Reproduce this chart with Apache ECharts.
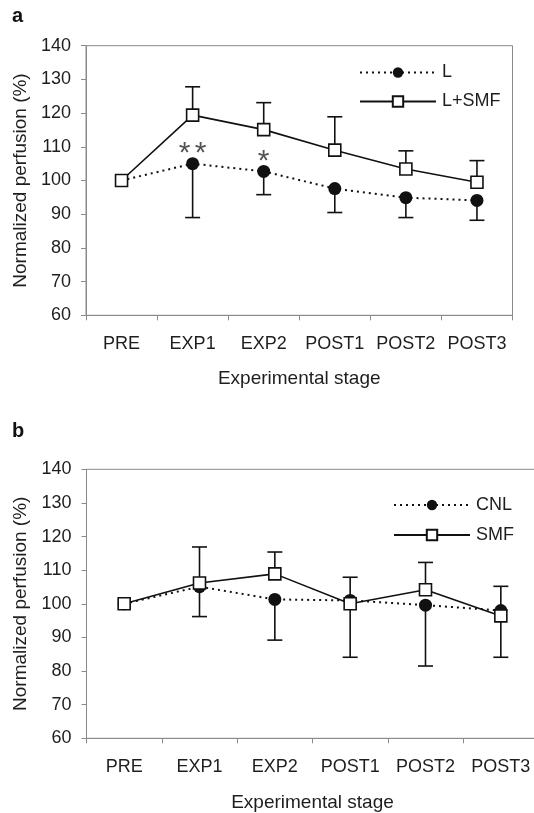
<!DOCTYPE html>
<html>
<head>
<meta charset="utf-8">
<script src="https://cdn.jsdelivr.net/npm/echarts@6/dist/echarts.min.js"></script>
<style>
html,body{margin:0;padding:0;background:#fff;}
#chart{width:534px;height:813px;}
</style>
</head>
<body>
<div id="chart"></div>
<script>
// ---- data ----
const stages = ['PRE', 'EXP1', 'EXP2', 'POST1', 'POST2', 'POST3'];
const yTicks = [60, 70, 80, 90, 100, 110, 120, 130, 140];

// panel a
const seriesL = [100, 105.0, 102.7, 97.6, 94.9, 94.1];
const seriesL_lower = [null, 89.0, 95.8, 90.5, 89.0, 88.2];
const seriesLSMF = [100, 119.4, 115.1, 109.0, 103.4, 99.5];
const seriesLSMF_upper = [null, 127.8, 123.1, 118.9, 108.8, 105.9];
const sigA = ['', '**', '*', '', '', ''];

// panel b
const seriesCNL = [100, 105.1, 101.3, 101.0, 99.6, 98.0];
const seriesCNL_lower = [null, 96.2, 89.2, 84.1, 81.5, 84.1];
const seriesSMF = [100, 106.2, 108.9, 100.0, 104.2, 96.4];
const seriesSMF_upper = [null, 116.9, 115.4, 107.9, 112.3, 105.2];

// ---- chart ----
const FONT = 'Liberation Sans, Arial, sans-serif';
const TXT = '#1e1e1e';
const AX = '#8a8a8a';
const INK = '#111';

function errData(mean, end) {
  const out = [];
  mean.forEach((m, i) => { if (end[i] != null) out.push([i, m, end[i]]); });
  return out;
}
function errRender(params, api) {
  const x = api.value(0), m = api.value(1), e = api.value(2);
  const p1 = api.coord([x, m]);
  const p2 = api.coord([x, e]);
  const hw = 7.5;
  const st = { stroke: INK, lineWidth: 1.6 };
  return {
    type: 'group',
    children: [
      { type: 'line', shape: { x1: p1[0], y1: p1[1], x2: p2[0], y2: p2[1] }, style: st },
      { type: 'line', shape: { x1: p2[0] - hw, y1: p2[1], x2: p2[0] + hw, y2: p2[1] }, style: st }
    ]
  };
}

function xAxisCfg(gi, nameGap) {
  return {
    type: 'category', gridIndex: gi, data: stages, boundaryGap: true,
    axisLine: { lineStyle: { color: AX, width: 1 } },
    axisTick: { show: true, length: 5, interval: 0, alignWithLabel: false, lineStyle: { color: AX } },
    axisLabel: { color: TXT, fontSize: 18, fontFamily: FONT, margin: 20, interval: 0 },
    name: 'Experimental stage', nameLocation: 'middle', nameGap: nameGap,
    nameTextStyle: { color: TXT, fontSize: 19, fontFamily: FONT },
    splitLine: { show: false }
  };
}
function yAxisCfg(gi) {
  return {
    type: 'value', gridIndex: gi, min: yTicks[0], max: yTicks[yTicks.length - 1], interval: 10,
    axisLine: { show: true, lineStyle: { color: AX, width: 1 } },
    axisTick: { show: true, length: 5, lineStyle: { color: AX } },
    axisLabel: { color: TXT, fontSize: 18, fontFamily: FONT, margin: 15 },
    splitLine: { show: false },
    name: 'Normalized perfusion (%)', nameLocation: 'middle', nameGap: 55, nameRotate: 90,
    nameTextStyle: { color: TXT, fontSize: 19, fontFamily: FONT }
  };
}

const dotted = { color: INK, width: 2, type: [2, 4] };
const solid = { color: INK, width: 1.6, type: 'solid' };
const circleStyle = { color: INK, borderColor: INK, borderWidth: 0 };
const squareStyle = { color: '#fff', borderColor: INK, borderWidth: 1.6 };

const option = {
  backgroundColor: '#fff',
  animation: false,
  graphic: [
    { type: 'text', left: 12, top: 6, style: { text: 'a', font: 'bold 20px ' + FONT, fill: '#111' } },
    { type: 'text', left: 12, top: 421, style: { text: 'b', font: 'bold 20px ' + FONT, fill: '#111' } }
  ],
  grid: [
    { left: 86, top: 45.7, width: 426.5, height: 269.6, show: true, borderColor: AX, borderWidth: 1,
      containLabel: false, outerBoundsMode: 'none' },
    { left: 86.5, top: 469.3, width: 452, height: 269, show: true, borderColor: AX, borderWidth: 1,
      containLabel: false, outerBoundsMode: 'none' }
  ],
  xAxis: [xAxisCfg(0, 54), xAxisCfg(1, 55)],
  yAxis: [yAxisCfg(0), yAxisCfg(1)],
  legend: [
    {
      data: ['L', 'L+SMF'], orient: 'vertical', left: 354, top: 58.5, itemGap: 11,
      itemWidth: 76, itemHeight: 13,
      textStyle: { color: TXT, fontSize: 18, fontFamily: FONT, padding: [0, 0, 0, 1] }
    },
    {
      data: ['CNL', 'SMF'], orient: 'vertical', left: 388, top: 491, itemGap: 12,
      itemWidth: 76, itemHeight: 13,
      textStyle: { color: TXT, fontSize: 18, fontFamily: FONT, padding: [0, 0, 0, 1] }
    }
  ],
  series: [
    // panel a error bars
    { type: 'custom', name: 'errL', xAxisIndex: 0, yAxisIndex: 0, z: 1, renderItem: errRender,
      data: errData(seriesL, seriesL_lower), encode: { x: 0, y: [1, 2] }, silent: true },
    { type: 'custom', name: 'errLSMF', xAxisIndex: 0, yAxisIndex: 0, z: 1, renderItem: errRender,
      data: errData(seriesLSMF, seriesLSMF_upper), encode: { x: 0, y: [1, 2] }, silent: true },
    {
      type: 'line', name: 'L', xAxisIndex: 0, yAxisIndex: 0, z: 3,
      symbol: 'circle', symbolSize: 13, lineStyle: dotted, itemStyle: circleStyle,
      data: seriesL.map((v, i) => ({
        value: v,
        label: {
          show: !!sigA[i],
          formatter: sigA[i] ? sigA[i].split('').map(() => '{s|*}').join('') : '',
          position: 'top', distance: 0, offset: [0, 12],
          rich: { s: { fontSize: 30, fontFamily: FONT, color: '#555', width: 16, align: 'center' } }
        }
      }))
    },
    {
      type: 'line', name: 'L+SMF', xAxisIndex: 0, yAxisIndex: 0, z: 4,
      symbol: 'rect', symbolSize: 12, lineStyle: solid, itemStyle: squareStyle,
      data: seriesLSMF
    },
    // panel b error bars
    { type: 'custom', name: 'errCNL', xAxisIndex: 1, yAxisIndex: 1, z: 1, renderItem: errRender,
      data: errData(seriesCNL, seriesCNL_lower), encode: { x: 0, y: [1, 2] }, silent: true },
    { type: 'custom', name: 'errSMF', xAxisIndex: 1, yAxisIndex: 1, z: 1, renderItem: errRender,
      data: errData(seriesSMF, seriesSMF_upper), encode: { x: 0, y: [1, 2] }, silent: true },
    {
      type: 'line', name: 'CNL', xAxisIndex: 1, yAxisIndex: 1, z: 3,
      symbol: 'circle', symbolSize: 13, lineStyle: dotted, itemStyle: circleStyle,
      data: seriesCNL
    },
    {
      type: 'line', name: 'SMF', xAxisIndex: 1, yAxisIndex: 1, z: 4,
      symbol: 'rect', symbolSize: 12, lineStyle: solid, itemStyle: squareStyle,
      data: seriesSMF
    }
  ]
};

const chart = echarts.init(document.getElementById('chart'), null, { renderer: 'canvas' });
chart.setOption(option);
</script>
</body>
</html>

=-=-=

Without the images, write out each line of the data verbatim.

THE SOLUTION ▸
Reproduce this chart with Apache ECharts.
<!DOCTYPE html>
<html>
<head>
<meta charset="utf-8">
<script src="https://cdn.jsdelivr.net/npm/echarts@6/dist/echarts.min.js"></script>
<style>
html,body{margin:0;padding:0;background:#fff;}
#chart{width:534px;height:813px;}
</style>
</head>
<body>
<div id="chart"></div>
<script>
// ---- data ----
const stages = ['PRE', 'EXP1', 'EXP2', 'POST1', 'POST2', 'POST3'];
const yTicks = [60, 70, 80, 90, 100, 110, 120, 130, 140];

// panel a
const seriesL = [100, 105.0, 102.7, 97.6, 94.9, 94.1];
const seriesL_lower = [null, 89.0, 95.8, 90.5, 89.0, 88.2];
const seriesLSMF = [100, 119.4, 115.1, 109.0, 103.4, 99.5];
const seriesLSMF_upper = [null, 127.8, 123.1, 118.9, 108.8, 105.9];
const sigA = ['', '**', '*', '', '', ''];

// panel b
const seriesCNL = [100, 105.1, 101.3, 101.0, 99.6, 98.0];
const seriesCNL_lower = [null, 96.2, 89.2, 84.1, 81.5, 84.1];
const seriesSMF = [100, 106.2, 108.9, 100.0, 104.2, 96.4];
const seriesSMF_upper = [null, 116.9, 115.4, 107.9, 112.3, 105.2];

// ---- chart ----
const FONT = 'Liberation Sans, Arial, sans-serif';
const TXT = '#1e1e1e';
const AX = '#8a8a8a';
const INK = '#111';

function errData(mean, end) {
  const out = [];
  mean.forEach((m, i) => { if (end[i] != null) out.push([i, m, end[i]]); });
  return out;
}
function errRender(params, api) {
  const x = api.value(0), m = api.value(1), e = api.value(2);
  const p1 = api.coord([x, m]);
  const p2 = api.coord([x, e]);
  const hw = 7.5;
  const st = { stroke: INK, lineWidth: 1.6 };
  return {
    type: 'group',
    children: [
      { type: 'line', shape: { x1: p1[0], y1: p1[1], x2: p2[0], y2: p2[1] }, style: st },
      { type: 'line', shape: { x1: p2[0] - hw, y1: p2[1], x2: p2[0] + hw, y2: p2[1] }, style: st }
    ]
  };
}

function xAxisCfg(gi, nameGap) {
  return {
    type: 'category', gridIndex: gi, data: stages, boundaryGap: true,
    axisLine: { lineStyle: { color: AX, width: 1 } },
    axisTick: { show: true, length: 5, interval: 0, alignWithLabel: false, lineStyle: { color: AX } },
    axisLabel: { color: TXT, fontSize: 18, fontFamily: FONT, margin: 20, interval: 0 },
    name: 'Experimental stage', nameLocation: 'middle', nameGap: nameGap,
    nameTextStyle: { color: TXT, fontSize: 19, fontFamily: FONT },
    splitLine: { show: false }
  };
}
function yAxisCfg(gi) {
  return {
    type: 'value', gridIndex: gi, min: yTicks[0], max: yTicks[yTicks.length - 1], interval: 10,
    axisLine: { show: true, lineStyle: { color: AX, width: 1 } },
    axisTick: { show: true, length: 5, lineStyle: { color: AX } },
    axisLabel: { color: TXT, fontSize: 18, fontFamily: FONT, margin: 15 },
    splitLine: { show: false },
    name: 'Normalized perfusion (%)', nameLocation: 'middle', nameGap: 55, nameRotate: 90,
    nameTextStyle: { color: TXT, fontSize: 19, fontFamily: FONT }
  };
}

const dotted = { color: INK, width: 2, type: [2, 4] };
const solid = { color: INK, width: 1.6, type: 'solid' };
const circleStyle = { color: INK, borderColor: INK, borderWidth: 0 };
const squareStyle = { color: '#fff', borderColor: INK, borderWidth: 1.6 };

const option = {
  backgroundColor: '#fff',
  animation: false,
  graphic: [
    { type: 'text', left: 12, top: 6, style: { text: 'a', font: 'bold 20px ' + FONT, fill: '#111' } },
    { type: 'text', left: 12, top: 421, style: { text: 'b', font: 'bold 20px ' + FONT, fill: '#111' } }
  ],
  grid: [
    { left: 86, top: 45.7, width: 426.5, height: 269.6, show: true, borderColor: AX, borderWidth: 1,
      containLabel: false, outerBoundsMode: 'none' },
    { left: 86.5, top: 469.3, width: 452, height: 269, show: true, borderColor: AX, borderWidth: 1,
      containLabel: false, outerBoundsMode: 'none' }
  ],
  xAxis: [xAxisCfg(0, 54), xAxisCfg(1, 55)],
  yAxis: [yAxisCfg(0), yAxisCfg(1)],
  legend: [
    {
      data: ['L', 'L+SMF'], orient: 'vertical', left: 354, top: 58.5, itemGap: 11,
      itemWidth: 76, itemHeight: 13,
      textStyle: { color: TXT, fontSize: 18, fontFamily: FONT, padding: [0, 0, 0, 1] }
    },
    {
      data: ['CNL', 'SMF'], orient: 'vertical', left: 388, top: 491, itemGap: 12,
      itemWidth: 76, itemHeight: 13,
      textStyle: { color: TXT, fontSize: 18, fontFamily: FONT, padding: [0, 0, 0, 1] }
    }
  ],
  series: [
    // panel a error bars
    { type: 'custom', name: 'errL', xAxisIndex: 0, yAxisIndex: 0, z: 1, renderItem: errRender,
      data: errData(seriesL, seriesL_lower), encode: { x: 0, y: [1, 2] }, silent: true },
    { type: 'custom', name: 'errLSMF', xAxisIndex: 0, yAxisIndex: 0, z: 1, renderItem: errRender,
      data: errData(seriesLSMF, seriesLSMF_upper), encode: { x: 0, y: [1, 2] }, silent: true },
    {
      type: 'line', name: 'L', xAxisIndex: 0, yAxisIndex: 0, z: 3,
      symbol: 'circle', symbolSize: 13, lineStyle: dotted, itemStyle: circleStyle,
      data: seriesL.map((v, i) => ({
        value: v,
        label: {
          show: !!sigA[i],
          formatter: sigA[i] ? sigA[i].split('').map(() => '{s|*}').join('') : '',
          position: 'top', distance: 0, offset: [0, 12],
          rich: { s: { fontSize: 30, fontFamily: FONT, color: '#555', width: 16, align: 'center' } }
        }
      }))
    },
    {
      type: 'line', name: 'L+SMF', xAxisIndex: 0, yAxisIndex: 0, z: 4,
      symbol: 'rect', symbolSize: 12, lineStyle: solid, itemStyle: squareStyle,
      data: seriesLSMF
    },
    // panel b error bars
    { type: 'custom', name: 'errCNL', xAxisIndex: 1, yAxisIndex: 1, z: 1, renderItem: errRender,
      data: errData(seriesCNL, seriesCNL_lower), encode: { x: 0, y: [1, 2] }, silent: true },
    { type: 'custom', name: 'errSMF', xAxisIndex: 1, yAxisIndex: 1, z: 1, renderItem: errRender,
      data: errData(seriesSMF, seriesSMF_upper), encode: { x: 0, y: [1, 2] }, silent: true },
    {
      type: 'line', name: 'CNL', xAxisIndex: 1, yAxisIndex: 1, z: 3,
      symbol: 'circle', symbolSize: 13, lineStyle: dotted, itemStyle: circleStyle,
      data: seriesCNL
    },
    {
      type: 'line', name: 'SMF', xAxisIndex: 1, yAxisIndex: 1, z: 4,
      symbol: 'rect', symbolSize: 12, lineStyle: solid, itemStyle: squareStyle,
      data: seriesSMF
    }
  ]
};

const chart = echarts.init(document.getElementById('chart'), null, { renderer: 'canvas' });
chart.setOption(option);
</script>
</body>
</html>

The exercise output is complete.